-- WRITTEN REQUEST --
Repeat every line of the data exactly, but not the pictures.

-- RECORDS SHOWN --
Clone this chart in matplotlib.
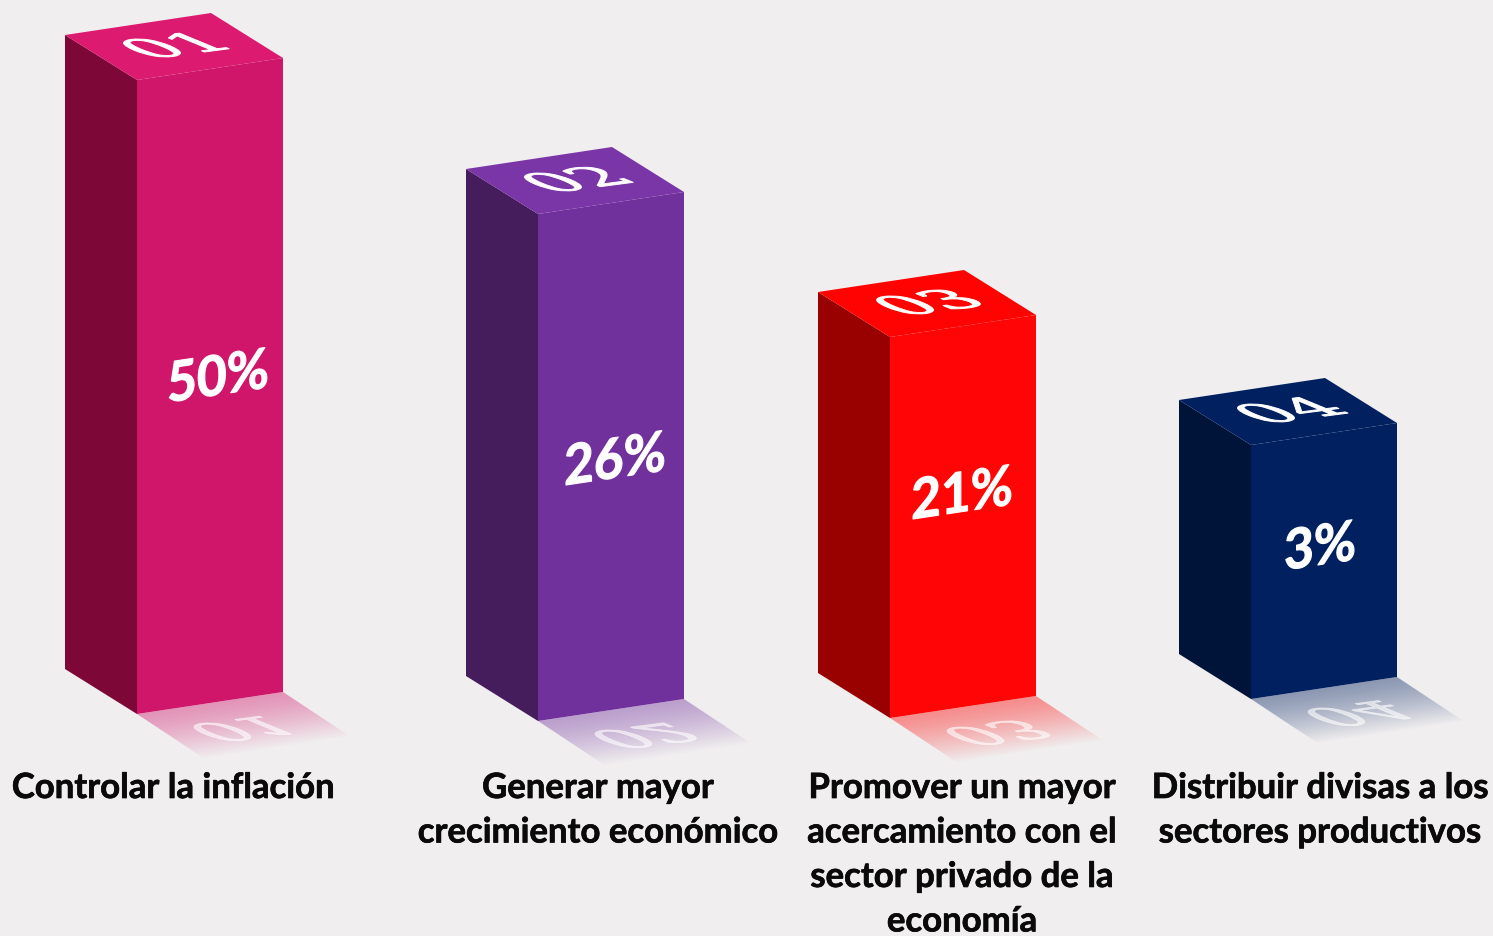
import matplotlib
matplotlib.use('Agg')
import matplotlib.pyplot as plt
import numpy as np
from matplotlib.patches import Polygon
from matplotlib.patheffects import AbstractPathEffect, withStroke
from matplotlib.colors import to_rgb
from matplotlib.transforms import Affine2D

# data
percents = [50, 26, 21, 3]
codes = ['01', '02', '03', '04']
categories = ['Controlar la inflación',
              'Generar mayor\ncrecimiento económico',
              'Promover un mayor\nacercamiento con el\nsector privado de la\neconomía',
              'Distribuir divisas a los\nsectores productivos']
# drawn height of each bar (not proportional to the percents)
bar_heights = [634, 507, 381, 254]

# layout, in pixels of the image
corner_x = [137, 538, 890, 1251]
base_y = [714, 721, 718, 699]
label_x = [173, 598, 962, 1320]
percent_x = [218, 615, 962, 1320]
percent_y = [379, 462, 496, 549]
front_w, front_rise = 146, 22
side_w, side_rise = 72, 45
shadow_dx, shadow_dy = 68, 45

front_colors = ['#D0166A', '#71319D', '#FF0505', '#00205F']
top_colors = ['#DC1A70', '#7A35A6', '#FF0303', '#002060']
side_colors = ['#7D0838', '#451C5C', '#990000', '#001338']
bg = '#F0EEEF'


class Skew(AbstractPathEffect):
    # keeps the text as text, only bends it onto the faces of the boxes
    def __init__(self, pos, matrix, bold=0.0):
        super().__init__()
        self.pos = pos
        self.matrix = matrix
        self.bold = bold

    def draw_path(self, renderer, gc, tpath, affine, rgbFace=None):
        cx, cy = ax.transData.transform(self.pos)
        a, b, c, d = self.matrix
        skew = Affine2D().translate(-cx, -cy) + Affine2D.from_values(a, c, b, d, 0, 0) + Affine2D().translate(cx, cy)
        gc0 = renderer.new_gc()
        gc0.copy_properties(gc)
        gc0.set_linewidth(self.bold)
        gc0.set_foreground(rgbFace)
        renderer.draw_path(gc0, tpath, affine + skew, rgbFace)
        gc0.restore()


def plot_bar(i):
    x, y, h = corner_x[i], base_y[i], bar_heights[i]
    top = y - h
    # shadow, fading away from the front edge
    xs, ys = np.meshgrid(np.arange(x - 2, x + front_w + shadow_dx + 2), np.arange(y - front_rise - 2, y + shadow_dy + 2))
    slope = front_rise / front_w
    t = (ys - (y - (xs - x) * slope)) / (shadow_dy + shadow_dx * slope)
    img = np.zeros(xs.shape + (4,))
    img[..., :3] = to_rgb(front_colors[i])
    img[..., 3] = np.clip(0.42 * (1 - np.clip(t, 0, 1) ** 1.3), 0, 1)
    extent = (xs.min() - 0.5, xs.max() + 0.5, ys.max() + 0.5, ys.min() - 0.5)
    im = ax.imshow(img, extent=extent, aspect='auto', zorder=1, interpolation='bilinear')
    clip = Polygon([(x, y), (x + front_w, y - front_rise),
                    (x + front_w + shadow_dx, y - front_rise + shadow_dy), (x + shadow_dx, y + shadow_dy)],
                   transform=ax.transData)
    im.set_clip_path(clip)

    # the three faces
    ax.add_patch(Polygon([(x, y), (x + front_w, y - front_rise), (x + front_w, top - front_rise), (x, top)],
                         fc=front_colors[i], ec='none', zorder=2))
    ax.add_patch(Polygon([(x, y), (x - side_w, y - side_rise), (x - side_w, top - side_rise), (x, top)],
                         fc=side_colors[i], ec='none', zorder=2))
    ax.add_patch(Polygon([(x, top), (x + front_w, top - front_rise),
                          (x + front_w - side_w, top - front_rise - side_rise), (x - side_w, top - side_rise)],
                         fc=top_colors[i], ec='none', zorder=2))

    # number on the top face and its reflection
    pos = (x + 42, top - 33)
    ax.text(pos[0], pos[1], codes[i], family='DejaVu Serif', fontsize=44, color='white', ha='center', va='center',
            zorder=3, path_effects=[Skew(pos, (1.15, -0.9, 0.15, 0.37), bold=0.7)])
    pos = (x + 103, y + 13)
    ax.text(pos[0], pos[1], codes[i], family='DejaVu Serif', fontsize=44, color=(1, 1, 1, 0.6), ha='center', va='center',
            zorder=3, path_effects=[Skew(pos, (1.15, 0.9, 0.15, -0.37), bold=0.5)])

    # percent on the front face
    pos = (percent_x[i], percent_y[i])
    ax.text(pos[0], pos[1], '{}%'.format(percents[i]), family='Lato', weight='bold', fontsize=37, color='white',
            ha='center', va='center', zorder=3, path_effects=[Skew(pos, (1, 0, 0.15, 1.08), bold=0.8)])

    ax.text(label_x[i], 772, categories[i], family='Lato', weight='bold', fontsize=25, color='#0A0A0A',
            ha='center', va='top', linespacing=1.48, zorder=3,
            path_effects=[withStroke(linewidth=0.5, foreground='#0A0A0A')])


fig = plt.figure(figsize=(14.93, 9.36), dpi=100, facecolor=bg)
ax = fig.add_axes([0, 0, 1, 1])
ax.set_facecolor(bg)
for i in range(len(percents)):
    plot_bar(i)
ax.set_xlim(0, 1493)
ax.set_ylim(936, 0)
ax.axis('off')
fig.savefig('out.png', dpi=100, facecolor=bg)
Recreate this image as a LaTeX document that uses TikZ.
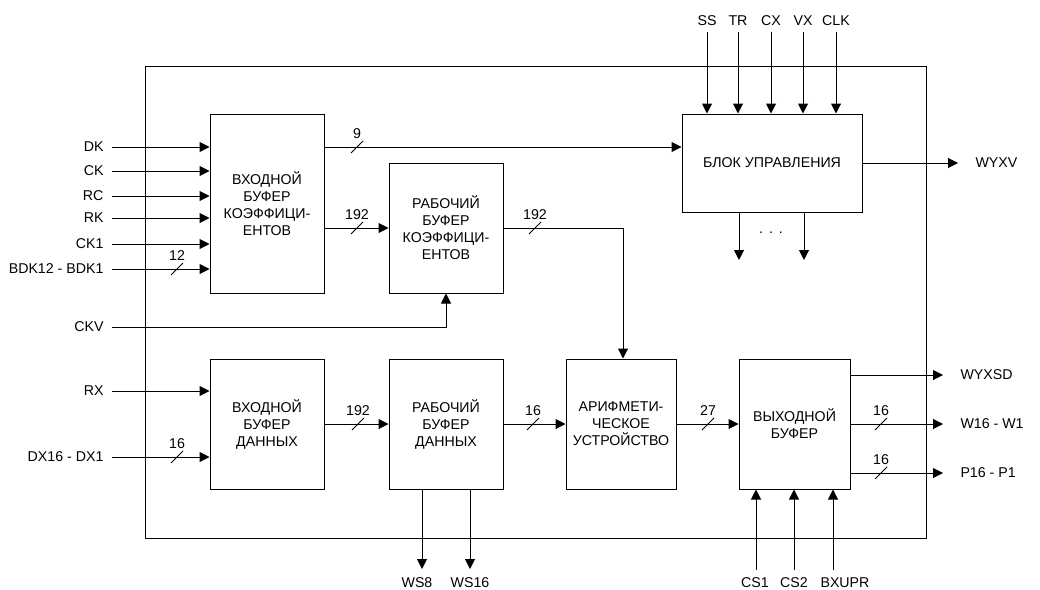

-- FULL ANSWER --
Clone this chart in matplotlib.
import matplotlib
matplotlib.use('Agg')
import matplotlib.pyplot as plt
import numpy as np
from matplotlib.patches import Polygon
from matplotlib.patheffects import AbstractPathEffect, withStroke
from matplotlib.colors import to_rgb
from matplotlib.transforms import Affine2D

# data
percents = [50, 26, 21, 3]
codes = ['01', '02', '03', '04']
categories = ['Controlar la inflación',
              'Generar mayor\ncrecimiento económico',
              'Promover un mayor\nacercamiento con el\nsector privado de la\neconomía',
              'Distribuir divisas a los\nsectores productivos']
# drawn height of each bar (not proportional to the percents)
bar_heights = [634, 507, 381, 254]

# layout, in pixels of the image
corner_x = [137, 538, 890, 1251]
base_y = [714, 721, 718, 699]
label_x = [173, 598, 962, 1320]
percent_x = [218, 615, 962, 1320]
percent_y = [379, 462, 496, 549]
front_w, front_rise = 146, 22
side_w, side_rise = 72, 45
shadow_dx, shadow_dy = 68, 45

front_colors = ['#D0166A', '#71319D', '#FF0505', '#00205F']
top_colors = ['#DC1A70', '#7A35A6', '#FF0303', '#002060']
side_colors = ['#7D0838', '#451C5C', '#990000', '#001338']
bg = '#F0EEEF'


class Skew(AbstractPathEffect):
    # keeps the text as text, only bends it onto the faces of the boxes
    def __init__(self, pos, matrix, bold=0.0):
        super().__init__()
        self.pos = pos
        self.matrix = matrix
        self.bold = bold

    def draw_path(self, renderer, gc, tpath, affine, rgbFace=None):
        cx, cy = ax.transData.transform(self.pos)
        a, b, c, d = self.matrix
        skew = Affine2D().translate(-cx, -cy) + Affine2D.from_values(a, c, b, d, 0, 0) + Affine2D().translate(cx, cy)
        gc0 = renderer.new_gc()
        gc0.copy_properties(gc)
        gc0.set_linewidth(self.bold)
        gc0.set_foreground(rgbFace)
        renderer.draw_path(gc0, tpath, affine + skew, rgbFace)
        gc0.restore()


def plot_bar(i):
    x, y, h = corner_x[i], base_y[i], bar_heights[i]
    top = y - h
    # shadow, fading away from the front edge
    xs, ys = np.meshgrid(np.arange(x - 2, x + front_w + shadow_dx + 2), np.arange(y - front_rise - 2, y + shadow_dy + 2))
    slope = front_rise / front_w
    t = (ys - (y - (xs - x) * slope)) / (shadow_dy + shadow_dx * slope)
    img = np.zeros(xs.shape + (4,))
    img[..., :3] = to_rgb(front_colors[i])
    img[..., 3] = np.clip(0.42 * (1 - np.clip(t, 0, 1) ** 1.3), 0, 1)
    extent = (xs.min() - 0.5, xs.max() + 0.5, ys.max() + 0.5, ys.min() - 0.5)
    im = ax.imshow(img, extent=extent, aspect='auto', zorder=1, interpolation='bilinear')
    clip = Polygon([(x, y), (x + front_w, y - front_rise),
                    (x + front_w + shadow_dx, y - front_rise + shadow_dy), (x + shadow_dx, y + shadow_dy)],
                   transform=ax.transData)
    im.set_clip_path(clip)

    # the three faces
    ax.add_patch(Polygon([(x, y), (x + front_w, y - front_rise), (x + front_w, top - front_rise), (x, top)],
                         fc=front_colors[i], ec='none', zorder=2))
    ax.add_patch(Polygon([(x, y), (x - side_w, y - side_rise), (x - side_w, top - side_rise), (x, top)],
                         fc=side_colors[i], ec='none', zorder=2))
    ax.add_patch(Polygon([(x, top), (x + front_w, top - front_rise),
                          (x + front_w - side_w, top - front_rise - side_rise), (x - side_w, top - side_rise)],
                         fc=top_colors[i], ec='none', zorder=2))

    # number on the top face and its reflection
    pos = (x + 42, top - 33)
    ax.text(pos[0], pos[1], codes[i], family='DejaVu Serif', fontsize=44, color='white', ha='center', va='center',
            zorder=3, path_effects=[Skew(pos, (1.15, -0.9, 0.15, 0.37), bold=0.7)])
    pos = (x + 103, y + 13)
    ax.text(pos[0], pos[1], codes[i], family='DejaVu Serif', fontsize=44, color=(1, 1, 1, 0.6), ha='center', va='center',
            zorder=3, path_effects=[Skew(pos, (1.15, 0.9, 0.15, -0.37), bold=0.5)])

    # percent on the front face
    pos = (percent_x[i], percent_y[i])
    ax.text(pos[0], pos[1], '{}%'.format(percents[i]), family='Lato', weight='bold', fontsize=37, color='white',
            ha='center', va='center', zorder=3, path_effects=[Skew(pos, (1, 0, 0.15, 1.08), bold=0.8)])

    ax.text(label_x[i], 772, categories[i], family='Lato', weight='bold', fontsize=25, color='#0A0A0A',
            ha='center', va='top', linespacing=1.48, zorder=3,
            path_effects=[withStroke(linewidth=0.5, foreground='#0A0A0A')])


fig = plt.figure(figsize=(14.93, 9.36), dpi=100, facecolor=bg)
ax = fig.add_axes([0, 0, 1, 1])
ax.set_facecolor(bg)
for i in range(len(percents)):
    plot_bar(i)
ax.set_xlim(0, 1493)
ax.set_ylim(936, 0)
ax.axis('off')
fig.savefig('out.png', dpi=100, facecolor=bg)
Recreate this image as a LaTeX document that uses TikZ.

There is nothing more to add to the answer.